▸ AIM: Starting at the line that contains "Write a Python" and stopping at the line that contains "y_ticks = [6.0, 6.5, 7.0, 7.5, 8.0, 8.5, 9.0, 9.5, 10.0]", return those lines exactly and nothing else. Both end lines count; pictures do not.

▸ DATASET ROWS:

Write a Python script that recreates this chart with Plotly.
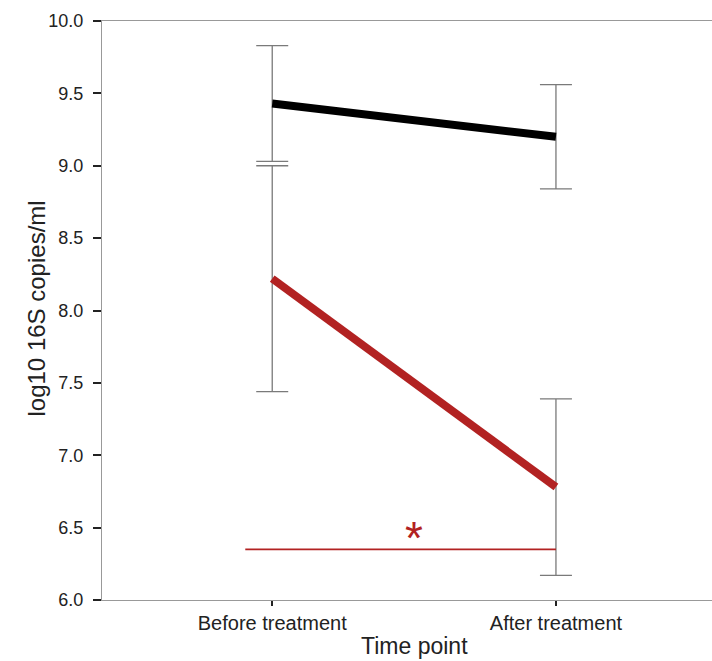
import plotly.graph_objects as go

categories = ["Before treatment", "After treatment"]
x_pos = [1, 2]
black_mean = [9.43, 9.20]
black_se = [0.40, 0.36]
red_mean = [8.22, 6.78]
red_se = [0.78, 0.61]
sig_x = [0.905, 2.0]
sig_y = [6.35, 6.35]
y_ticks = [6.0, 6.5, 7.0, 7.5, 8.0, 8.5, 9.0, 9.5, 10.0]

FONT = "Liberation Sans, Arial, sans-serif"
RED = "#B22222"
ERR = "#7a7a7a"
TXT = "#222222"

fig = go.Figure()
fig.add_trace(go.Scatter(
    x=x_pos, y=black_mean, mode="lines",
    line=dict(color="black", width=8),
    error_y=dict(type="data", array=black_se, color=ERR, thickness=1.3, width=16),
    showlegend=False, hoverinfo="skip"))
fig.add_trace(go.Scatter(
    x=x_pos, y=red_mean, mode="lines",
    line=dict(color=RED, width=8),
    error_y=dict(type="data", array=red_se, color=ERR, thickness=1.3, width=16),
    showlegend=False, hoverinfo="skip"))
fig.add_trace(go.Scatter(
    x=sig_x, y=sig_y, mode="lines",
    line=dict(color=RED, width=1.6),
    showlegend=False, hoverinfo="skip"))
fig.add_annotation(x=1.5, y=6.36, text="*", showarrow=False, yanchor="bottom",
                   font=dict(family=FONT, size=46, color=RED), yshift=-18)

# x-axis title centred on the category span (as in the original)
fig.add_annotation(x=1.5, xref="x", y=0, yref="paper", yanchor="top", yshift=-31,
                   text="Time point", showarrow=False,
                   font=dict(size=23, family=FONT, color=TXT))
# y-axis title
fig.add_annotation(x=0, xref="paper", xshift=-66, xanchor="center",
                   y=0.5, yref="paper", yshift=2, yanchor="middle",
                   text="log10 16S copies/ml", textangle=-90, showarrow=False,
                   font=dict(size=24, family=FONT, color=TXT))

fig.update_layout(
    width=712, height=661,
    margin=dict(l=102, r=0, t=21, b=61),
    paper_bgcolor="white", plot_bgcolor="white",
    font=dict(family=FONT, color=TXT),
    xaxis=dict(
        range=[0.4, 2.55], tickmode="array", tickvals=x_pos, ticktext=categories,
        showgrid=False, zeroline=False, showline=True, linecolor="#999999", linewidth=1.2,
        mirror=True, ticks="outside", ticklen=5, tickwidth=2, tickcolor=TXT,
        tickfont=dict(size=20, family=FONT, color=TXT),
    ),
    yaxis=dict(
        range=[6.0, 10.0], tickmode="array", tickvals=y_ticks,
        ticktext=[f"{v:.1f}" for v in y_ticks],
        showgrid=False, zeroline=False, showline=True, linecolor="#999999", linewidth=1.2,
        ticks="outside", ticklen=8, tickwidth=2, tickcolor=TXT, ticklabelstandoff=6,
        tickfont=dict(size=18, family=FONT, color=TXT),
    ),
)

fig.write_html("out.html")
==
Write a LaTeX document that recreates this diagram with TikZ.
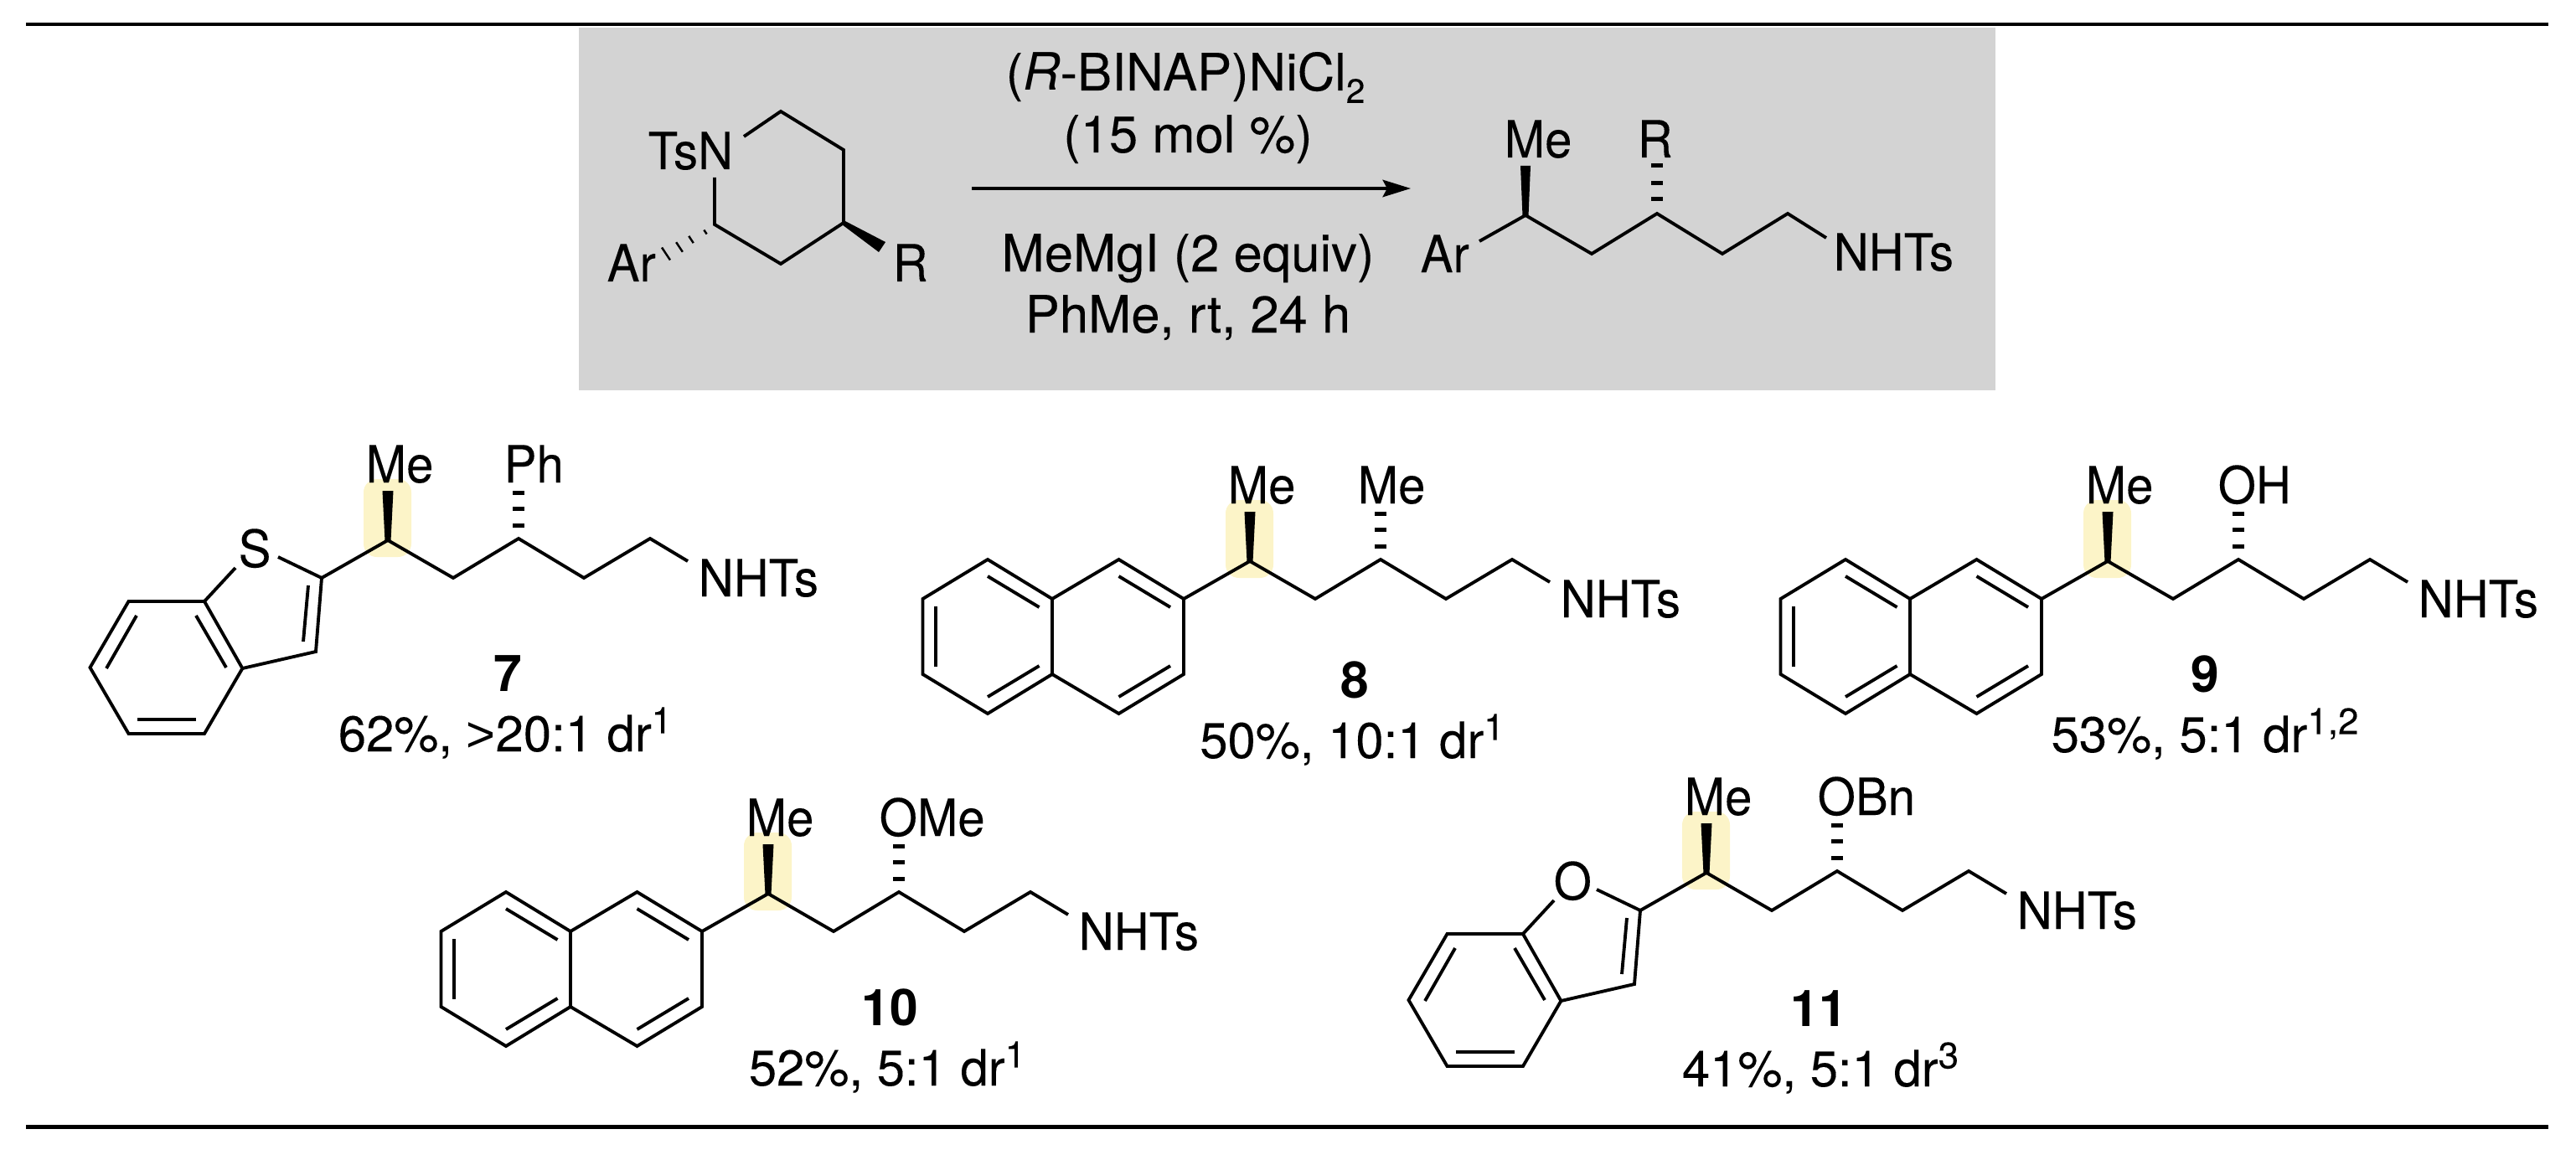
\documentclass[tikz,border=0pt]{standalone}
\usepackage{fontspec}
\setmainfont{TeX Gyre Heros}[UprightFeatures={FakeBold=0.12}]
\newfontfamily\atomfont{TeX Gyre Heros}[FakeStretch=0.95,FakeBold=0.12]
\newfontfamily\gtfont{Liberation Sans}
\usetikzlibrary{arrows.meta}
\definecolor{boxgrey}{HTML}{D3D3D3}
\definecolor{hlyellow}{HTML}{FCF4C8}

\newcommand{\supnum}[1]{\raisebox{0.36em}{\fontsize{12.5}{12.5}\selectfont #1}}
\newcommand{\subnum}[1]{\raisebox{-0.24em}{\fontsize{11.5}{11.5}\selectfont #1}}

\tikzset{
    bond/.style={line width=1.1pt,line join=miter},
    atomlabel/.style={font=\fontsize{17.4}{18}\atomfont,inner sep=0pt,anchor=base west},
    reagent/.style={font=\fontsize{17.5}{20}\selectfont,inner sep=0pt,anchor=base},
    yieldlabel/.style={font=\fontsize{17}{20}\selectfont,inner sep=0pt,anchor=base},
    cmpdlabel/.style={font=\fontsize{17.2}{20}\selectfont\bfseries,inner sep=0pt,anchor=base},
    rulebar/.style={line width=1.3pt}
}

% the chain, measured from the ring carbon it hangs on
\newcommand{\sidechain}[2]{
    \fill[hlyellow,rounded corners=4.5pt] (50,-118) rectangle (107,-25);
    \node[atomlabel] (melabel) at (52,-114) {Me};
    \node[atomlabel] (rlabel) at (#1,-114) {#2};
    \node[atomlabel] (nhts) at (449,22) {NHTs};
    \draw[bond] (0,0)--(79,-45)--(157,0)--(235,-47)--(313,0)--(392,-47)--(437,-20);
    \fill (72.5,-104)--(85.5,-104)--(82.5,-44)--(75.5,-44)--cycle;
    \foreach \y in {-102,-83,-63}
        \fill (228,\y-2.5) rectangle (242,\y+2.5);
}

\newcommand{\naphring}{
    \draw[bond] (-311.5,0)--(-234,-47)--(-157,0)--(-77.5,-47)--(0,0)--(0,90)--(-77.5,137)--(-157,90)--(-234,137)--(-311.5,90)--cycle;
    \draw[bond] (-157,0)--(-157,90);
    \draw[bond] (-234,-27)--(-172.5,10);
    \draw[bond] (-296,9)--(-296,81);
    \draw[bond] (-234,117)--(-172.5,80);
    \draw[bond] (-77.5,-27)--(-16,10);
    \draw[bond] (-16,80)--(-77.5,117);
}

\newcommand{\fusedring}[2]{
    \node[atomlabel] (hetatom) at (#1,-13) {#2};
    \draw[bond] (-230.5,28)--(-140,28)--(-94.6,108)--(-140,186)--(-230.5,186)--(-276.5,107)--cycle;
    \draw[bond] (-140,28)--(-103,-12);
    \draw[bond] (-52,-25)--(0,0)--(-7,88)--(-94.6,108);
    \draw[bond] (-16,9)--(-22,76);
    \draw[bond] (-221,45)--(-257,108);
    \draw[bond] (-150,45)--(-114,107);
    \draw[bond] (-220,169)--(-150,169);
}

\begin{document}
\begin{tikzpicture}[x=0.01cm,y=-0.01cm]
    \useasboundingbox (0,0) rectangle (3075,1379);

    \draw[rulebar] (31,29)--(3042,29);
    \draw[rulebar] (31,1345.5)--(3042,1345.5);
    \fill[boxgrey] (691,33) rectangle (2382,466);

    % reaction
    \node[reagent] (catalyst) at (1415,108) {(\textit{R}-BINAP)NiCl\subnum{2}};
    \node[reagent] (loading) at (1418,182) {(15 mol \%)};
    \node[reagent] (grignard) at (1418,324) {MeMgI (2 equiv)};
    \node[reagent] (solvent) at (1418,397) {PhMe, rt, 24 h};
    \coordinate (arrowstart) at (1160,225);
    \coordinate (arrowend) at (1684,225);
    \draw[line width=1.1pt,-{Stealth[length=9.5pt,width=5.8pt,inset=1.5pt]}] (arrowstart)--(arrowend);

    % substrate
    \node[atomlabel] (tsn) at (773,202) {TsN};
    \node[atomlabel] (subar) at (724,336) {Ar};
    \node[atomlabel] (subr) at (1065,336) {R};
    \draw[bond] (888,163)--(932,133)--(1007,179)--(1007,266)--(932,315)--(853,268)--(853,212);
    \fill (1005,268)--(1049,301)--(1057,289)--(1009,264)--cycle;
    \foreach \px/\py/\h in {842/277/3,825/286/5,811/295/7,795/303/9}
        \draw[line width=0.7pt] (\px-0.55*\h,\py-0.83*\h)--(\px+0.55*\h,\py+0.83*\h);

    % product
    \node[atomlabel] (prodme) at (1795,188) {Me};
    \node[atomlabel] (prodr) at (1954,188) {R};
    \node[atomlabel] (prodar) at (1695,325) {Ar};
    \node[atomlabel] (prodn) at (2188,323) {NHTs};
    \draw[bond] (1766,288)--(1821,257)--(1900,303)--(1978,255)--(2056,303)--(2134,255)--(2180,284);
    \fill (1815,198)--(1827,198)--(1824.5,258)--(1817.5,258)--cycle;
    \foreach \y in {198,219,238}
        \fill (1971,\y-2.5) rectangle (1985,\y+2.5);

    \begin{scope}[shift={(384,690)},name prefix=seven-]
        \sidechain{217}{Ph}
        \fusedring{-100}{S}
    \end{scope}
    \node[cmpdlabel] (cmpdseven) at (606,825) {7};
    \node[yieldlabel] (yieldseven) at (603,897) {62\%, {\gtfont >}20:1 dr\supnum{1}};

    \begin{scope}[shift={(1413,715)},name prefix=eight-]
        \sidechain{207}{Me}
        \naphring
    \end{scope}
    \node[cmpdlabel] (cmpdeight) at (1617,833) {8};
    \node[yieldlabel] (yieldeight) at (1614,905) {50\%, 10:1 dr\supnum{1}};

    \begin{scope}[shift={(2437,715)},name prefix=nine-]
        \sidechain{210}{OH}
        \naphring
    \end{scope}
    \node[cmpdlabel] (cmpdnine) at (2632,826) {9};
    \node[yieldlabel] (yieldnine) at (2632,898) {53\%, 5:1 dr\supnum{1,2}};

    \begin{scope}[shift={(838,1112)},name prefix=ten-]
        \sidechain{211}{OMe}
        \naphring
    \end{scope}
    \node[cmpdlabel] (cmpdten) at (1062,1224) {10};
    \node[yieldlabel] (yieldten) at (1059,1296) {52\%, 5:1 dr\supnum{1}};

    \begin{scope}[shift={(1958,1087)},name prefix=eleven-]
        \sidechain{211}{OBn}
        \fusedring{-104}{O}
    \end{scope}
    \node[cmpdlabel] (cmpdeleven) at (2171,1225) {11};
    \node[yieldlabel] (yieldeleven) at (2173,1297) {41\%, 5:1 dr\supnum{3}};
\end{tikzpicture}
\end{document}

▸ RESULT:
Write a Python script that recreates this chart with Plotly.
import plotly.graph_objects as go

categories = ["Before treatment", "After treatment"]
x_pos = [1, 2]
black_mean = [9.43, 9.20]
black_se = [0.40, 0.36]
red_mean = [8.22, 6.78]
red_se = [0.78, 0.61]
sig_x = [0.905, 2.0]
sig_y = [6.35, 6.35]
y_ticks = [6.0, 6.5, 7.0, 7.5, 8.0, 8.5, 9.0, 9.5, 10.0]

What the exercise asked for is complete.